# WRITTEN INSTRUCTION
Make an exact copy of all the material below, apart from the pictures.

# AVAILABLE DATA
-- BEGIN --

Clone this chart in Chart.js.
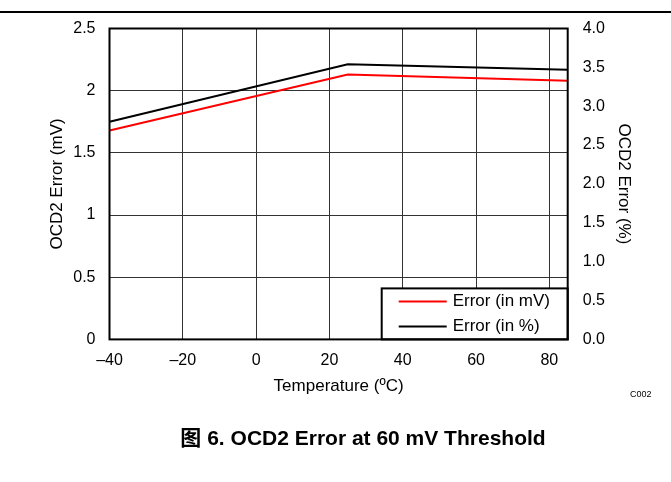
<!DOCTYPE html>
<html>
<head>
<meta charset="utf-8">
<script src="https://cdn.jsdelivr.net/npm/chart.js@4"></script>
<style>
  body { margin: 0; background: #fff; }
  #wrap { position: relative; width: 671px; height: 482px; }
  #rule { position: absolute; left: 0; top: 11px; width: 671px; height: 0; border-top: 2px solid #000; }
  #caption { position: absolute; left: 0; width: 726px; top: 421px; text-align: center;
    font: bold 21px "Liberation Sans", Arial, "Noto Sans CJK SC", sans-serif; color: #000; }
  #code { position: absolute; left: 630px; top: 389px; font: 9px "Liberation Sans", Arial, sans-serif; color: #000; }
</style>
</head>
<body>
<div id="wrap">
  <canvas id="lineChart" width="671" height="482"></canvas>
  <div id="rule"></div>
  <div id="code">C002</div>
  <div id="caption">图 6. OCD2 Error at 60 mV Threshold</div>
</div>
<script>
// temperature points (ºC)
var temps = [-40, 25, 85];
// error in mV (left axis)
var errMv = [1.68, 2.13, 2.08];
// error in % (right axis)
var errPct = [2.80, 3.54, 3.47];

var xTickValues = [-40, -20, 0, 20, 40, 60, 80];
var xTickLabels = ['–40', '–20', '0', '20', '40', '60', '80'];
var leftTicks = [0, 0.5, 1, 1.5, 2, 2.5];
var rightTicks = [0, 0.5, 1, 1.5, 2, 2.5, 3, 3.5, 4];

var fontFam = '"Liberation Sans", Arial, sans-serif';

// legend box inside bottom right corner + plot frame
var boxPlugin = {
  id: 'boxPlugin',
  afterDatasetsDraw: function (chart) {
    var ctx = chart.ctx, a = chart.chartArea;
    var w = 186, h = 51;
    var x0 = a.right - w, y0 = a.bottom - h;
    ctx.save();
    ctx.fillStyle = '#fff';
    ctx.fillRect(x0, y0, w, h);
    ctx.strokeStyle = '#000';
    ctx.lineWidth = 2;
    ctx.strokeRect(x0, y0, w, h);
    ctx.font = '17px ' + fontFam;
    ctx.textBaseline = 'middle';
    chart.data.datasets.forEach(function (ds, i) {
      var y = y0 + 13 + i * 25;
      ctx.strokeStyle = ds.borderColor;
      ctx.lineWidth = 2;
      ctx.beginPath();
      ctx.moveTo(x0 + 17, y);
      ctx.lineTo(x0 + 65, y);
      ctx.stroke();
      ctx.fillStyle = '#000';
      ctx.fillText(ds.label, x0 + 71, y);
    });
    ctx.restore();
  },
  afterDraw: function (chart) {
    var ctx = chart.ctx, a = chart.chartArea;
    ctx.save();
    ctx.strokeStyle = '#000';
    ctx.lineWidth = 2;
    ctx.strokeRect(a.left, a.top, a.right - a.left, a.bottom - a.top);
    ctx.restore();
  }
};

document.addEventListener('DOMContentLoaded', function () {
  var data = {
    labels: temps,
    datasets: [{
      label: 'Error (in mV)',
      borderColor: '#ff0000',
      borderWidth: 2,
      pointRadius: 0,
      data: temps.map(function (t, i) { return { x: t, y: errMv[i] }; }),
      yAxisID: 'y'
    }, {
      label: 'Error (in %)',
      borderColor: '#000000',
      borderWidth: 2,
      pointRadius: 0,
      data: temps.map(function (t, i) { return { x: t, y: errPct[i] }; }),
      yAxisID: 'y1'
    }]
  };

  var config = {
    type: 'line',
    data: data,
    plugins: [boxPlugin],
    options: {
      responsive: false,
      animation: false,
      layout: { padding: { top: 28.5, bottom: 85.6, left: 0, right: 0 } },
      plugins: { legend: { display: false }, tooltip: { enabled: false } },
      scales: {
        x: {
          type: 'linear',
          min: -40,
          max: 85,
          afterBuildTicks: function (s) { s.ticks = xTickValues.map(function (v) { return { value: v }; }); },
          afterFit: function (s) { s.height = 57; },
          grid: { color: '#333', lineWidth: 1, drawTicks: false },
          border: { display: false },
          ticks: {
            padding: 12,
            color: '#000',
            font: { size: 16, family: fontFam },
            callback: function (v) { return xTickLabels[xTickValues.indexOf(v)]; }
          },
          title: { display: true, text: 'Temperature (ºC)', color: '#000',
                   font: { size: 17, family: fontFam }, padding: { top: 0, bottom: 0 } }
        },
        y: {
          position: 'left',
          min: 0,
          max: 2.5,
          afterBuildTicks: function (s) { s.ticks = leftTicks.map(function (v) { return { value: v }; }); },
          afterFit: function (s) { s.width = 109.5; },
          grid: { color: '#333', lineWidth: 1, drawTicks: false },
          border: { display: false },
          ticks: {
            padding: 14, color: '#000', font: { size: 16, family: fontFam },
            callback: function (v) { return String(v); }
          },
          title: { display: true, text: 'OCD2 Error (mV)', color: '#000',
                   font: { size: 17, family: fontFam }, padding: { top: 46.8, bottom: 0 } }
        },
        y1: {
          position: 'right',
          min: 0,
          max: 4,
          afterBuildTicks: function (s) { s.ticks = rightTicks.map(function (v) { return { value: v }; }); },
          afterFit: function (s) { s.width = 103.3; },
          grid: { display: false, drawTicks: false },
          border: { display: false },
          ticks: {
            padding: 15, color: '#000', font: { size: 16, family: fontFam },
            callback: function (v) { return Number(v).toFixed(1); }
          },
          title: { display: true, text: 'OCD2 Error (%)', color: '#000',
                   font: { size: 17, family: fontFam }, padding: { top: 36.8, bottom: 0 } }
        }
      }
    }
  };

  var ctx = document.getElementById('lineChart').getContext('2d');
  new Chart(ctx, config);
});
</script>
</body>
</html>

-- END --

# REPLY TO THE EXERCISE
Clone this chart in Chart.js.
<!DOCTYPE html>
<html>
<head>
<meta charset="utf-8">
<script src="https://cdn.jsdelivr.net/npm/chart.js@4"></script>
<style>
  body { margin: 0; background: #fff; }
  #wrap { position: relative; width: 671px; height: 482px; }
  #rule { position: absolute; left: 0; top: 11px; width: 671px; height: 0; border-top: 2px solid #000; }
  #caption { position: absolute; left: 0; width: 726px; top: 421px; text-align: center;
    font: bold 21px "Liberation Sans", Arial, "Noto Sans CJK SC", sans-serif; color: #000; }
  #code { position: absolute; left: 630px; top: 389px; font: 9px "Liberation Sans", Arial, sans-serif; color: #000; }
</style>
</head>
<body>
<div id="wrap">
  <canvas id="lineChart" width="671" height="482"></canvas>
  <div id="rule"></div>
  <div id="code">C002</div>
  <div id="caption">图 6. OCD2 Error at 60 mV Threshold</div>
</div>
<script>
// temperature points (ºC)
var temps = [-40, 25, 85];
// error in mV (left axis)
var errMv = [1.68, 2.13, 2.08];
// error in % (right axis)
var errPct = [2.80, 3.54, 3.47];

var xTickValues = [-40, -20, 0, 20, 40, 60, 80];
var xTickLabels = ['–40', '–20', '0', '20', '40', '60', '80'];
var leftTicks = [0, 0.5, 1, 1.5, 2, 2.5];
var rightTicks = [0, 0.5, 1, 1.5, 2, 2.5, 3, 3.5, 4];

var fontFam = '"Liberation Sans", Arial, sans-serif';

// legend box inside bottom right corner + plot frame
var boxPlugin = {
  id: 'boxPlugin',
  afterDatasetsDraw: function (chart) {
    var ctx = chart.ctx, a = chart.chartArea;
    var w = 186, h = 51;
    var x0 = a.right - w, y0 = a.bottom - h;
    ctx.save();
    ctx.fillStyle = '#fff';
    ctx.fillRect(x0, y0, w, h);
    ctx.strokeStyle = '#000';
    ctx.lineWidth = 2;
    ctx.strokeRect(x0, y0, w, h);
    ctx.font = '17px ' + fontFam;
    ctx.textBaseline = 'middle';
    chart.data.datasets.forEach(function (ds, i) {
      var y = y0 + 13 + i * 25;
      ctx.strokeStyle = ds.borderColor;
      ctx.lineWidth = 2;
      ctx.beginPath();
      ctx.moveTo(x0 + 17, y);
      ctx.lineTo(x0 + 65, y);
      ctx.stroke();
      ctx.fillStyle = '#000';
      ctx.fillText(ds.label, x0 + 71, y);
    });
    ctx.restore();
  },
  afterDraw: function (chart) {
    var ctx = chart.ctx, a = chart.chartArea;
    ctx.save();
    ctx.strokeStyle = '#000';
    ctx.lineWidth = 2;
    ctx.strokeRect(a.left, a.top, a.right - a.left, a.bottom - a.top);
    ctx.restore();
  }
};

document.addEventListener('DOMContentLoaded', function () {
  var data = {
    labels: temps,
    datasets: [{
      label: 'Error (in mV)',
      borderColor: '#ff0000',
      borderWidth: 2,
      pointRadius: 0,
      data: temps.map(function (t, i) { return { x: t, y: errMv[i] }; }),
      yAxisID: 'y'
    }, {
      label: 'Error (in %)',
      borderColor: '#000000',
      borderWidth: 2,
      pointRadius: 0,
      data: temps.map(function (t, i) { return { x: t, y: errPct[i] }; }),
      yAxisID: 'y1'
    }]
  };

  var config = {
    type: 'line',
    data: data,
    plugins: [boxPlugin],
    options: {
      responsive: false,
      animation: false,
      layout: { padding: { top: 28.5, bottom: 85.6, left: 0, right: 0 } },
      plugins: { legend: { display: false }, tooltip: { enabled: false } },
      scales: {
        x: {
          type: 'linear',
          min: -40,
          max: 85,
          afterBuildTicks: function (s) { s.ticks = xTickValues.map(function (v) { return { value: v }; }); },
          afterFit: function (s) { s.height = 57; },
          grid: { color: '#333', lineWidth: 1, drawTicks: false },
          border: { display: false },
          ticks: {
            padding: 12,
            color: '#000',
            font: { size: 16, family: fontFam },
            callback: function (v) { return xTickLabels[xTickValues.indexOf(v)]; }
          },
          title: { display: true, text: 'Temperature (ºC)', color: '#000',
                   font: { size: 17, family: fontFam }, padding: { top: 0, bottom: 0 } }
        },
        y: {
          position: 'left',
          min: 0,
          max: 2.5,
          afterBuildTicks: function (s) { s.ticks = leftTicks.map(function (v) { return { value: v }; }); },
          afterFit: function (s) { s.width = 109.5; },
          grid: { color: '#333', lineWidth: 1, drawTicks: false },
          border: { display: false },
          ticks: {
            padding: 14, color: '#000', font: { size: 16, family: fontFam },
            callback: function (v) { return String(v); }
          },
          title: { display: true, text: 'OCD2 Error (mV)', color: '#000',
                   font: { size: 17, family: fontFam }, padding: { top: 46.8, bottom: 0 } }
        },
        y1: {
          position: 'right',
          min: 0,
          max: 4,
          afterBuildTicks: function (s) { s.ticks = rightTicks.map(function (v) { return { value: v }; }); },
          afterFit: function (s) { s.width = 103.3; },
          grid: { display: false, drawTicks: false },
          border: { display: false },
          ticks: {
            padding: 15, color: '#000', font: { size: 16, family: fontFam },
            callback: function (v) { return Number(v).toFixed(1); }
          },
          title: { display: true, text: 'OCD2 Error (%)', color: '#000',
                   font: { size: 17, family: fontFam }, padding: { top: 36.8, bottom: 0 } }
        }
      }
    }
  };

  var ctx = document.getElementById('lineChart').getContext('2d');
  new Chart(ctx, config);
});
</script>
</body>
</html>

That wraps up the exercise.